» **Requirement**: How many lines of the records hold the string "this"? Reply with the number alone.

[Entries with chart source code]
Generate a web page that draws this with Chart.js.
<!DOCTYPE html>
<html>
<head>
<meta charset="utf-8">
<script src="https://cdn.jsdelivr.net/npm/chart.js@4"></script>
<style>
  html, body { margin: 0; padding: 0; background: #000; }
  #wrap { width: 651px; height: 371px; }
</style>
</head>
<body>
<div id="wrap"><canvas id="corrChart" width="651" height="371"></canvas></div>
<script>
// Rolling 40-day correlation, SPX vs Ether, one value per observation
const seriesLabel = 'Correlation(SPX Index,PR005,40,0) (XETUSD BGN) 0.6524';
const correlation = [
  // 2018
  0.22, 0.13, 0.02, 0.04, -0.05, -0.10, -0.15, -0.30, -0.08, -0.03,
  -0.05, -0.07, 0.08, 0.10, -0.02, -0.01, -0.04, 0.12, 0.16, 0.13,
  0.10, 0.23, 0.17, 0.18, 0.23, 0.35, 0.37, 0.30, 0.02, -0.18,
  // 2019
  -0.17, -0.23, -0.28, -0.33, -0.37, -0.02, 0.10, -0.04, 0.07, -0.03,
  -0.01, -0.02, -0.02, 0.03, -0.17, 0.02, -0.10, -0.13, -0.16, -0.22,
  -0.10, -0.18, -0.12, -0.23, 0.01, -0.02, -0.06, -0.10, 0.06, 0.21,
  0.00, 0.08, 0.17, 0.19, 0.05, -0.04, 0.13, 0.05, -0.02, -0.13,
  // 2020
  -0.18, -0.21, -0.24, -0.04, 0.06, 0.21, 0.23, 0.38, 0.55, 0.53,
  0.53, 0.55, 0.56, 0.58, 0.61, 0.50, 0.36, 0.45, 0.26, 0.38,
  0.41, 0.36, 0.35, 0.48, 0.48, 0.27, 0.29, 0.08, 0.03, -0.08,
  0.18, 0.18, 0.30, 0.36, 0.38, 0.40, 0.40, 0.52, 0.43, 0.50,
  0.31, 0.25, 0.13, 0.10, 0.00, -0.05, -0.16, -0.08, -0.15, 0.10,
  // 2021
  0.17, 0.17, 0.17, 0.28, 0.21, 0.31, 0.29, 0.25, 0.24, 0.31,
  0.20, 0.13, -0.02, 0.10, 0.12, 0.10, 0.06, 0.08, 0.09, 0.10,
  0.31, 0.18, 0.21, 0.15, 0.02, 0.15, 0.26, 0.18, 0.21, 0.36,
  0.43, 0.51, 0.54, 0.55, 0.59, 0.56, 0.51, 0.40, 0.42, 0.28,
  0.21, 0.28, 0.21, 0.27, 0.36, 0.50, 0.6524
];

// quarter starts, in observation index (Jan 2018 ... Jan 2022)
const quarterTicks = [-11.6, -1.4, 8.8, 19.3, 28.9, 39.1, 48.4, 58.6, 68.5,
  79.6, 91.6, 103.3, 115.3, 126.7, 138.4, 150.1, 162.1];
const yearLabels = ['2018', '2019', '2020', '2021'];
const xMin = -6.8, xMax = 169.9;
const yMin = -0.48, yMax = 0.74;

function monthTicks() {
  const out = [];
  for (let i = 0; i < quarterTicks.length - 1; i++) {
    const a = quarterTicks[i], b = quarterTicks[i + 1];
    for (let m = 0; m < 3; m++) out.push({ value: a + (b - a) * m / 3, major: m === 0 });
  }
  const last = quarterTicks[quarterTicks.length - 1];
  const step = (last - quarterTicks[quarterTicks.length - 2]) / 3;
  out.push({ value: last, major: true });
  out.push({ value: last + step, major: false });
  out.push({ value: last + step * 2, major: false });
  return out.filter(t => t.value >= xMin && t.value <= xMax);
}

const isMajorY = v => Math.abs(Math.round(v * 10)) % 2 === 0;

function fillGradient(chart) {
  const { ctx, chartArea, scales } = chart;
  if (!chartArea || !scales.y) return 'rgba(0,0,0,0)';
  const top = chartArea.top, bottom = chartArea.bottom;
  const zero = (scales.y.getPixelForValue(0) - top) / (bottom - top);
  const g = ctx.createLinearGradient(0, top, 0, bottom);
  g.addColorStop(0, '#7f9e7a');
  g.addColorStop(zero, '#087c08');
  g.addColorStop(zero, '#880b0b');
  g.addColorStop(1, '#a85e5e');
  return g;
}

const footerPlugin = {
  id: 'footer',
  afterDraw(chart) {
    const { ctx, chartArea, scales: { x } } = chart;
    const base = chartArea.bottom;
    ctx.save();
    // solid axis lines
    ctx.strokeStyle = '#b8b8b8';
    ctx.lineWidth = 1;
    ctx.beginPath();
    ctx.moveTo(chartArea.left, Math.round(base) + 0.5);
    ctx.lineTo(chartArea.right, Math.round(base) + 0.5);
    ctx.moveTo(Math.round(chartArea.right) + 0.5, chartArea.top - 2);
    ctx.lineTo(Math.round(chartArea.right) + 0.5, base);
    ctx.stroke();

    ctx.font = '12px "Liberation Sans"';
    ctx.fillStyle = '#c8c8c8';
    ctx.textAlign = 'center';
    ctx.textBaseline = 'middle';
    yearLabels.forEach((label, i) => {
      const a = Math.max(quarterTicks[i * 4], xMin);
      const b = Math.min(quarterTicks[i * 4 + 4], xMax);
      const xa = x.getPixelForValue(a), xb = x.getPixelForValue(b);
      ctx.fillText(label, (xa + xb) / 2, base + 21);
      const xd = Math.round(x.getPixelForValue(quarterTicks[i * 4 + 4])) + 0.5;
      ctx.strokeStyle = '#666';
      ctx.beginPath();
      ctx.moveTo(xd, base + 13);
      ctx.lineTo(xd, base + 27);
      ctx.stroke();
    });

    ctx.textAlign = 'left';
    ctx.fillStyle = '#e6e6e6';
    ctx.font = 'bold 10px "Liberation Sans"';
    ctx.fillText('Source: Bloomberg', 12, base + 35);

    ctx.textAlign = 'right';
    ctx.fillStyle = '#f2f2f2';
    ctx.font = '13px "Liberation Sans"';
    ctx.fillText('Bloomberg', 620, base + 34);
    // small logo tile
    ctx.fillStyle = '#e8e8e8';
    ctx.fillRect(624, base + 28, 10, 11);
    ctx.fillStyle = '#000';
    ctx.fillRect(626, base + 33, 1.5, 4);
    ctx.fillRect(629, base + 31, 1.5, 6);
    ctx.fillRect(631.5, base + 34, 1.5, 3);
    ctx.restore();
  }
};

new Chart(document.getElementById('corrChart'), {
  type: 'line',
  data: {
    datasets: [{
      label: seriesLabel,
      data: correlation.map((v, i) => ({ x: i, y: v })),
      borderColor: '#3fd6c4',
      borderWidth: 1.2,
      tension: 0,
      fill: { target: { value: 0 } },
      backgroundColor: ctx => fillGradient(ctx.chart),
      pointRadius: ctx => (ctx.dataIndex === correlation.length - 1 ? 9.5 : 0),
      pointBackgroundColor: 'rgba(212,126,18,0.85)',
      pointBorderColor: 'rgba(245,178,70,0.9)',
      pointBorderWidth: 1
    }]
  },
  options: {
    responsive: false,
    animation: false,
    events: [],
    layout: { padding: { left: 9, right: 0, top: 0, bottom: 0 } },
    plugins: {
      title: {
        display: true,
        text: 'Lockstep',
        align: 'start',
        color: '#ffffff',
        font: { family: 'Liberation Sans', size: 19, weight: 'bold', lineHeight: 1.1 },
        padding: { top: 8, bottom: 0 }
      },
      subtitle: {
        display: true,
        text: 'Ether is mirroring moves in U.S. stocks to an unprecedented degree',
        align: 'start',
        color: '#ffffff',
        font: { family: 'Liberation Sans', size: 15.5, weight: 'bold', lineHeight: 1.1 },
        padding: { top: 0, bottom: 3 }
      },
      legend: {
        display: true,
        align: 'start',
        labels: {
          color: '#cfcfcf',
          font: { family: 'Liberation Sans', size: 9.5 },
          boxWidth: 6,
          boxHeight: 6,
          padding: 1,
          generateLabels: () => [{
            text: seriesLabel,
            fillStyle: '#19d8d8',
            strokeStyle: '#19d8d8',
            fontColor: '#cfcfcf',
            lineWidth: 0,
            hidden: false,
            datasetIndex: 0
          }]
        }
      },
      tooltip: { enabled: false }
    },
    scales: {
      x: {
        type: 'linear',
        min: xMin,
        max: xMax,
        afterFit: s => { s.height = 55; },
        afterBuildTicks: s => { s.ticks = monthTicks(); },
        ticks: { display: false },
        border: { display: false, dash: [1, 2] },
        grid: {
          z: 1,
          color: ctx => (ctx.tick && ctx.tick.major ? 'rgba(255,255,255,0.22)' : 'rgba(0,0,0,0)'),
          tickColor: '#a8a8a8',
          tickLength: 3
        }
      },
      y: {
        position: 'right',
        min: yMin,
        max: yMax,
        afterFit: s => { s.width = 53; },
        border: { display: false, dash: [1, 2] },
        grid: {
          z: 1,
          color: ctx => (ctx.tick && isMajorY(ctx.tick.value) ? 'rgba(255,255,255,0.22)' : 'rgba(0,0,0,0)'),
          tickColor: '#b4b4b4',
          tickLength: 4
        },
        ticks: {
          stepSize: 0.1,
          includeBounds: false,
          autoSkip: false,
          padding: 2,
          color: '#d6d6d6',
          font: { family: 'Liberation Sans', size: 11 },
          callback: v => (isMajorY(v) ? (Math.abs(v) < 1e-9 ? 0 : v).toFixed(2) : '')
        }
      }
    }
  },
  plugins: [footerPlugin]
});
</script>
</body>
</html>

---

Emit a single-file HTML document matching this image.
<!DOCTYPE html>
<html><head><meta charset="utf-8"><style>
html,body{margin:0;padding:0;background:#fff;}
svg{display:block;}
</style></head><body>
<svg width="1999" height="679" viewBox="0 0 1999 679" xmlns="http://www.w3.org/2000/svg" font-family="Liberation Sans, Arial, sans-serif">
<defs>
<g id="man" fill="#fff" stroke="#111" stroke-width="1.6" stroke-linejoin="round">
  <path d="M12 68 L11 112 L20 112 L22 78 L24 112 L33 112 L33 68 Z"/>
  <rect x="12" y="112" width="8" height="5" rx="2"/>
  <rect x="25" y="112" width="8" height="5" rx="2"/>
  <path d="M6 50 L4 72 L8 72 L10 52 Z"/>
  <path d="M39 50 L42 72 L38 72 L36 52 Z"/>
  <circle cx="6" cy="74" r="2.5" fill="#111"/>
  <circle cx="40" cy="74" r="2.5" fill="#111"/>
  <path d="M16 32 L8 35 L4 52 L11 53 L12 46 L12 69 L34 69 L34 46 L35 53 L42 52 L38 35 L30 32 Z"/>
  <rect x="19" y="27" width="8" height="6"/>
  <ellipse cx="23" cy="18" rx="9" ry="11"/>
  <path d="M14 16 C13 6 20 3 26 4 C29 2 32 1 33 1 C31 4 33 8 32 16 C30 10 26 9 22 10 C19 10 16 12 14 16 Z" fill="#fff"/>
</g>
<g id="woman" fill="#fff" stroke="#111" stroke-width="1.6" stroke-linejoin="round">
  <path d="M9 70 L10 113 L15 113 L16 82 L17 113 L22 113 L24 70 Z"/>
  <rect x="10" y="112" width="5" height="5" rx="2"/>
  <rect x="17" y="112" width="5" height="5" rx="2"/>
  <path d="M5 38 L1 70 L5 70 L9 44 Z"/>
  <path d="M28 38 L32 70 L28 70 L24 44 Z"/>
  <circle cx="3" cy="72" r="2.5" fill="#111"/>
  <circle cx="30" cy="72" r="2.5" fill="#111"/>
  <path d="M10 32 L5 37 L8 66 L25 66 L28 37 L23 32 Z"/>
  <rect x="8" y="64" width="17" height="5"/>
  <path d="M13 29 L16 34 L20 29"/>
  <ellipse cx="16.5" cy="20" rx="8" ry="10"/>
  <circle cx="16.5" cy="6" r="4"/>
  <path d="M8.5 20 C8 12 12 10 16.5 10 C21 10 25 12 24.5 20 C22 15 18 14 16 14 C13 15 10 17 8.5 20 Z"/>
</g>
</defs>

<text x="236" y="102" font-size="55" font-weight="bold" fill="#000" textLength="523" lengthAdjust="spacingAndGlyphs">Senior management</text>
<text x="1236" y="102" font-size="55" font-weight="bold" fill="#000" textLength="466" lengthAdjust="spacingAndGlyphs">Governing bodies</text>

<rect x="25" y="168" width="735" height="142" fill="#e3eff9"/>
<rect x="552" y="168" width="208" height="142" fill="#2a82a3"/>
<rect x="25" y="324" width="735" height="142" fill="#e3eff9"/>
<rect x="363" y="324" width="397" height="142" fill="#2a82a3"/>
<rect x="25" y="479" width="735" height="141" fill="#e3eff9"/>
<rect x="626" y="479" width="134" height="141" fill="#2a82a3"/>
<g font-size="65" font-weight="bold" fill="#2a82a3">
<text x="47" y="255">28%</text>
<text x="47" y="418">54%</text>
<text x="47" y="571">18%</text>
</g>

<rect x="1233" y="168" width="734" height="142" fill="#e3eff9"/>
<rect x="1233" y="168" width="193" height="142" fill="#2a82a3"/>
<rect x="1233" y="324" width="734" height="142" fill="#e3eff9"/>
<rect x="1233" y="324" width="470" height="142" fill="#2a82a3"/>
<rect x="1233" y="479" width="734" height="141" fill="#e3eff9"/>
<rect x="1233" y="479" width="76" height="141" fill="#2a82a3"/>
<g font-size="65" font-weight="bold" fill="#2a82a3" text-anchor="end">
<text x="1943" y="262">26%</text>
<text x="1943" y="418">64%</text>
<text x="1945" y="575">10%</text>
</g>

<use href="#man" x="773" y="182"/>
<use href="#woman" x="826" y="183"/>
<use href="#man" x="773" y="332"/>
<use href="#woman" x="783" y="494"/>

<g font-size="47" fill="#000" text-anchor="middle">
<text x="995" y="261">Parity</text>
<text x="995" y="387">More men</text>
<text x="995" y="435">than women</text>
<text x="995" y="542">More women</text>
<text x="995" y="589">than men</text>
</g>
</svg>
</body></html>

» **Full response**: 2